Within President Donald Trump’s cabinet, Rubio’s focus on Cuba stands out, but it is quite common in the Cuban-American environment in South Florida. There, intense anti-communist politics are the rule, and informal conversations often revolve around ways in which the United States could one day remove the leaders in Havana from power.
“Rubio comes out of Miami’s anti-Cuban politics,” Benjamin J. Rhodes, former deputy national security adviser to President Barack Obama, told The New York Times in December.
Rhodes coordinated Obama’s policy of trying to reestablish, to some extent, United States economic and diplomatic ties with Cuba. At the time, Rhodes discussed this policy with Rubio, who was a United States senator representing Florida.
“He was always linked to a policy of regime change in Havana,” Rhodes said. “That’s at the core of his identity.”
Rubio was one of the architects of the Trump administration’s military campaign against Venezuela, which resulted in Nicolás Maduro being captured by US forces and sent to New York to face drug trafficking charges. In 2020, the Department of Justice obtained a formal indictment from a grand jury against Maduro.
The offensive against Venezuela was, in part, intended to weaken the pillars of the Cuban communist government. Venezuela was the main supplier of oil to Cuba, and the Trump administration pressured the country’s new ruler, Delcy Rodríguez, an ally of Maduro, to stop shipments to the island.

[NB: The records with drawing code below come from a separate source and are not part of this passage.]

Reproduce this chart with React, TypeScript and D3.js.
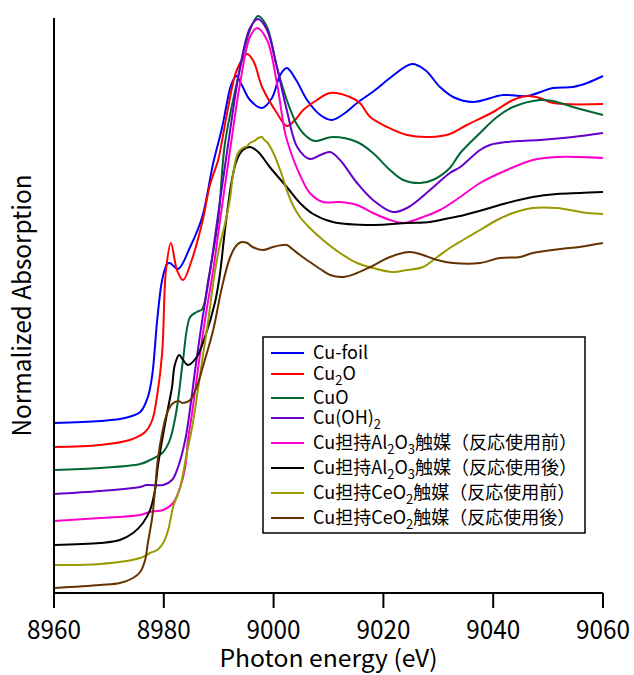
import React from "react";
import * as d3 from "d3";

// Cu K-edge XANES (normalized, stacked with offsets)
const cuFoil: [number, number][] = [
  [8960, 1.7], [8968.4, 1.72], [8972.9, 1.75], [8975.7, 1.81], [8977.1, 1.96], [8977.9, 2.18],
  [8978.8, 2.73], [8979.7, 3.13], [8980.6, 3.29], [8981.1, 3.3], [8982.6, 3.24], [8984.8, 3.46],
  [8987.0, 3.76], [8989.0, 4.3], [8990.6, 4.65], [8991.5, 4.9], [8992.2, 5.07], [8993.2, 5.17],
  [8994.2, 5.08], [8995.7, 4.93], [8997.9, 4.85], [8999.7, 4.95], [9001.2, 5.18], [9002.4, 5.25],
  [9004.1, 5.13], [9006.1, 4.93], [9008.5, 4.78], [9010.6, 4.73], [9013.0, 4.8], [9015.2, 4.9],
  [9018.5, 5.03], [9021.2, 5.15], [9025.2, 5.29], [9027.6, 5.23], [9030.3, 5.06], [9032.7, 4.96],
  [9036.3, 4.91], [9041.8, 4.98], [9046.2, 4.97], [9050.9, 5.05], [9054.5, 5.06], [9057.1, 5.1],
  [9060, 5.17],
];

const cu2o: [number, number][] = [
  [8960, 1.46], [8968.4, 1.48], [8973.8, 1.53], [8976.6, 1.61], [8977.9, 1.73], [8978.8, 1.98],
  [8979.7, 2.4], [8980.4, 3.23], [8981.3, 3.5], [8982.4, 3.23], [8983.5, 3.13], [8985.1, 3.33],
  [8987.1, 3.73], [8988.4, 4.08], [8989.9, 4.33], [8990.8, 4.58], [8991.7, 4.85], [8993.3, 5.23],
  [8995.2, 5.39], [8996.4, 5.31], [8997.9, 5.06], [9000.6, 4.8], [9002.4, 4.67], [9003.9, 4.73],
  [9005.4, 4.83], [9007.9, 4.93], [9010.3, 5.0], [9013.9, 4.96], [9015.7, 4.9], [9017.6, 4.76],
  [9020.7, 4.66], [9024.3, 4.58], [9028.5, 4.56], [9032.1, 4.59], [9035.2, 4.68], [9040.0, 4.81],
  [9043.6, 4.93], [9046.2, 4.97], [9048.5, 4.95], [9050.9, 4.9], [9060, 4.89],
];

const cuo: [number, number][] = [
  [8960, 1.23], [8968.4, 1.25], [8975.7, 1.29], [8977.5, 1.33], [8978.9, 1.37], [8979.9, 1.41],
  [8981.1, 1.53], [8982.0, 1.73], [8982.6, 1.93], [8983.5, 2.33], [8984.8, 2.76], [8986.0, 2.81],
  [8987.0, 2.84], [8988.1, 3.13], [8989.9, 3.73], [8991.1, 4.48], [8993.3, 5.1], [8995.7, 5.63],
  [8997.2, 5.77], [8998.8, 5.66], [9000.6, 5.26], [9002.4, 4.93], [9004.3, 4.68], [9006.1, 4.56],
  [9007.5, 4.52], [9010.8, 4.56], [9015.2, 4.51], [9018.1, 4.4], [9021.2, 4.23], [9023.6, 4.13],
  [9026.7, 4.1], [9029.0, 4.13], [9032.1, 4.25], [9034.0, 4.4], [9037.6, 4.6], [9040.7, 4.76],
  [9043.6, 4.86], [9048.5, 4.93], [9050.9, 4.92], [9054.5, 4.86], [9060, 4.78],
];

const cuoh2: [number, number][] = [
  [8960, 0.99], [8968.4, 1.02], [8975.7, 1.06], [8976.9, 1.08], [8979.9, 1.08], [8981.5, 1.13],
  [8982.6, 1.26], [8983.9, 1.53], [8985.0, 1.93], [8985.7, 2.23], [8987.0, 2.73], [8988.4, 3.21],
  [8989.7, 3.71], [8991.7, 4.48], [8993.9, 5.26], [8995.7, 5.65], [8997.2, 5.74], [8998.8, 5.63],
  [9000.6, 5.26], [9002.4, 4.83], [9004.3, 4.46], [9006.6, 4.34], [9008.5, 4.38], [9010.3, 4.41],
  [9012.1, 4.33], [9015.2, 4.1], [9018.1, 3.93], [9021.7, 3.81], [9024.3, 3.85], [9028.5, 4.03],
  [9032.1, 4.2], [9034.0, 4.26], [9037.6, 4.43], [9039.4, 4.48], [9042.5, 4.51], [9048.5, 4.53],
  [9054.5, 4.56], [9060, 4.6],
];

const alBefore: [number, number][] = [
  [8960, 0.72], [8968.4, 0.75], [8975.7, 0.78], [8977.5, 0.81], [8979.9, 0.83], [8981.7, 0.9],
  [8983.0, 1.06], [8983.9, 1.26], [8984.4, 1.53], [8985.1, 1.78], [8986.2, 2.23], [8987.5, 2.73],
  [8989.0, 3.23], [8990.2, 3.71], [8992.2, 4.48], [8993.9, 5.1], [8995.7, 5.56], [8997.0, 5.65],
  [8998.8, 5.53], [9000.6, 5.1], [9002.1, 4.6], [9003.0, 4.43], [9004.8, 4.18], [9006.6, 4.0],
  [9009.0, 3.91], [9012.1, 3.91], [9015.2, 3.88], [9018.1, 3.8], [9021.2, 3.73], [9023.6, 3.7],
  [9027.2, 3.76], [9030.3, 3.83], [9034.0, 3.96], [9037.6, 4.1], [9042.5, 4.23], [9047.2, 4.33],
  [9051.6, 4.36], [9055.8, 4.36], [9060, 4.35],
];

const alAfter: [number, number][] = [
  [8960, 0.48], [8968.4, 0.5], [8972.0, 0.53], [8974.4, 0.6], [8976.2, 0.7], [8977.5, 0.83],
  [8978.4, 1.03], [8978.9, 1.26], [8979.7, 1.53], [8980.6, 1.8], [8981.5, 2.06], [8982.0, 2.28],
  [8982.8, 2.38], [8983.5, 2.33], [8984.4, 2.28], [8986.0, 2.36], [8987.5, 2.56], [8989.3, 2.9],
  [8990.2, 3.18], [8991.1, 3.61], [8992.4, 4.13], [8993.3, 4.33], [8994.4, 4.43], [8995.7, 4.46],
  [8997.2, 4.41], [8999.3, 4.26], [9002.4, 4.06], [9004.8, 3.9], [9007.2, 3.79], [9010.8, 3.71],
  [9018.1, 3.68], [9024.3, 3.7], [9028.5, 3.71], [9032.1, 3.75], [9034.0, 3.77], [9038.1, 3.83],
  [9042.5, 3.9], [9047.2, 3.96], [9051.6, 3.99], [9055.8, 4.0], [9060, 4.01],
];

const ceBefore: [number, number][] = [
  [8960, 0.28], [8968.4, 0.29], [8975.7, 0.35], [8977.5, 0.4], [8978.8, 0.43], [8979.9, 0.5],
  [8980.8, 0.63], [8981.7, 0.86], [8983.0, 1.06], [8984.2, 1.4], [8985.3, 1.7], [8986.6, 2.18],
  [8988.1, 2.73], [8989.3, 3.21], [8990.2, 3.48], [8991.1, 3.68], [8992.1, 3.96], [8992.6, 4.18],
  [8993.5, 4.4], [8994.4, 4.45], [8995.2, 4.47], [8995.7, 4.5], [8996.5, 4.52], [8997.2, 4.55],
  [8997.9, 4.56], [8998.3, 4.53], [8998.8, 4.51], [8999.7, 4.43], [9001.2, 4.23], [9002.4, 4.03],
  [9003.5, 3.88], [9004.8, 3.76], [9006.6, 3.65], [9009.0, 3.53], [9012.1, 3.4], [9015.2, 3.3],
  [9018.1, 3.25], [9021.7, 3.21], [9024.3, 3.23], [9027.2, 3.26], [9029.8, 3.36], [9032.1, 3.45],
  [9034.5, 3.53], [9037.6, 3.63], [9040.7, 3.73], [9043.6, 3.8], [9047.2, 3.85], [9051.6, 3.85],
  [9057.1, 3.8], [9060, 3.79],
];

const ceAfter: [number, number][] = [
  [8960, 0.05], [8968.4, 0.08], [8972.0, 0.1], [8974.4, 0.15], [8975.7, 0.21], [8976.6, 0.33],
  [8977.1, 0.5], [8977.9, 0.76], [8978.4, 1.03], [8978.9, 1.33], [8979.7, 1.6], [8980.6, 1.8],
  [8981.5, 1.89], [8982.6, 1.92], [8983.5, 1.9], [8984.8, 1.93], [8986.0, 2.06], [8987.1, 2.26],
  [8989.0, 2.63], [8990.6, 3.06], [8992.1, 3.36], [8993.3, 3.48], [8994.2, 3.51], [8995.2, 3.5],
  [8996.2, 3.46], [8998.1, 3.43], [8999.9, 3.46], [9002.4, 3.48], [9003.4, 3.44], [9004.8, 3.38],
  [9006.6, 3.31], [9008.5, 3.24], [9010.3, 3.18], [9012.6, 3.16], [9015.2, 3.2], [9017.6, 3.26],
  [9021.2, 3.36], [9024.8, 3.41], [9027.2, 3.38], [9029.8, 3.33], [9032.7, 3.3], [9037.6, 3.3],
  [9041.2, 3.35], [9044.9, 3.36], [9047.2, 3.4], [9052.2, 3.44], [9055.8, 3.46], [9060, 3.5],
];

// "_n" marks a subscript digit
const seriesNames = [
  "Cu-foil",
  "Cu_2O",
  "CuO",
  "Cu(OH)_2",
  "Cu担持Al_2O_3触媒（反応使用前）",
  "Cu担持Al_2O_3触媒（反応使用後）",
  "Cu担持CeO_2触媒（反応使用前）",
  "Cu担持CeO_2触媒（反応使用後）",
];
const seriesColors = ["#0000ff", "#ff0000", "#006633", "#6600cc", "#ff00cc", "#000000", "#999900", "#663300"];
const seriesData = [cuFoil, cu2o, cuo, cuoh2, alBefore, alAfter, ceBefore, ceAfter];

const xTicks = [8960, 8980, 9000, 9020, 9040, 9060];

const FONT = "'Noto Sans CJK JP', 'Noto Sans', sans-serif";
const legendRowY = [353, 374, 398, 418, 443, 468, 493, 518];

function Label({ text, x, y }: { text: string; x: number; y: number }) {
  const parts = text.split(/(_\d)/).filter((p) => p.length > 0);
  let lowered = false;
  return (
    <text x={x} y={y} fontSize={18} fontFamily={FONT} fill="#000">
      {parts.map((p, i) => {
        if (p.startsWith("_")) {
          const dy = lowered ? 0 : 5;
          lowered = true;
          return (
            <tspan key={i} dy={dy} fontSize={13}>
              {p.slice(1)}
            </tspan>
          );
        }
        const dy = lowered ? -5 : 0;
        lowered = false;
        return (
          <tspan key={i} dy={dy}>
            {p}
          </tspan>
        );
      })}
    </text>
  );
}

export default function App() {
  const width = 634;
  const height = 675;
  const left = 54;
  const right = 603;
  const top = 18;
  const bottom = 593;

  const x = d3.scaleLinear().domain([8960, 9060]).range([left, right]);
  const y = d3.scaleLinear().domain([0, 5.75]).range([bottom, top]);

  const line = d3
    .line<[number, number]>()
    .x((d) => x(d[0]))
    .y((d) => y(d[1]))
    .curve(d3.curveCatmullRom.alpha(0.5));

  return (
    <svg
      width={width}
      height={height}
      style={{ position: "absolute", left: 0, top: 0, background: "#fff" }}
    >
      <rect width={width} height={height} fill="#fff" />
      {seriesData.map((d, i) => (
        <path
          key={i}
          d={line(d) || ""}
          fill="none"
          stroke={seriesColors[i]}
          strokeWidth={2}
          strokeLinejoin="round"
        />
      ))}

      {/* axes */}
      <line x1={left} x2={left} y1={top} y2={bottom} stroke="#000" strokeWidth={2} />
      <line x1={left} x2={right} y1={bottom} y2={bottom} stroke="#000" strokeWidth={2} />
      {xTicks.map((t) => (
        <g key={t}>
          <line x1={x(t)} x2={x(t)} y1={bottom} y2={bottom + 15} stroke="#000" strokeWidth={2} />
          <text
            x={x(t)}
            y={639}
            textAnchor="middle"
            fontSize={26}
            fontFamily={FONT}
            textLength={54}
            lengthAdjust="spacingAndGlyphs"
          >
            {t}
          </text>
        </g>
      ))}
      <text
        x={(left + right) / 2}
        y={667}
        textAnchor="middle"
        fontSize={24}
        fontFamily={FONT}
        textLength={218}
        lengthAdjust="spacingAndGlyphs"
      >
        Photon energy (eV)
      </text>
      <text
        transform={`translate(31, ${(top + bottom) / 2}) rotate(-90)`}
        textAnchor="middle"
        fontSize={25}
        fontFamily={FONT}
        textLength={262}
        lengthAdjust="spacingAndGlyphs"
      >
        Normalized Absorption
      </text>

      {/* legend */}
      <rect x={263} y={337} width={322} height={196} fill="#fff" stroke="#000" strokeWidth={1.5} />
      {seriesNames.map((name, i) => (
        <g key={name}>
          <line x1={271} x2={304} y1={legendRowY[i]} y2={legendRowY[i]} stroke={seriesColors[i]} strokeWidth={2} />
          <Label text={name} x={313} y={legendRowY[i] + 6} />
        </g>
      ))}
    </svg>
  );
}
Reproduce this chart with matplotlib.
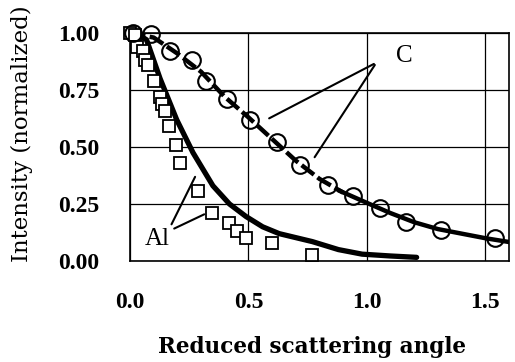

As a result, the Cuban economy has come under greater pressure than at any time in recent decades.
In 2019, during the first Trump administration’s efforts to remove Maduro from power by encouraging an insurrection, Rubio told NPR that a weakened Cuba would be a welcome “side effect” of a change in the Venezuelan government, even if that was not “the main reason” for removing Maduro. “Anything that is bad for a communist dictatorship is something I support,” he said.
A few months ago, Rubio began speaking directly with Raúl Guillermo Rodríguez Castro, Raúl Castro’s grandson, to try to negotiate an economic opening in Cuba that would include some political concessions.
U.S. officials were pushing in early March for the Castro family to remove President Miguel Díaz-Canel, which would allow the Trump administration to argue that it had successfully promoted political change in Cuba, the Times reported.
At that time, American officials were willing to tolerate the Castros remaining in power behind the scenes, as long as they agreed to lead the country through economic changes driven by the Trump administration. But U.S. officials have grown impatient with the slow pace of negotiations and what they see as resistance from the Castro family.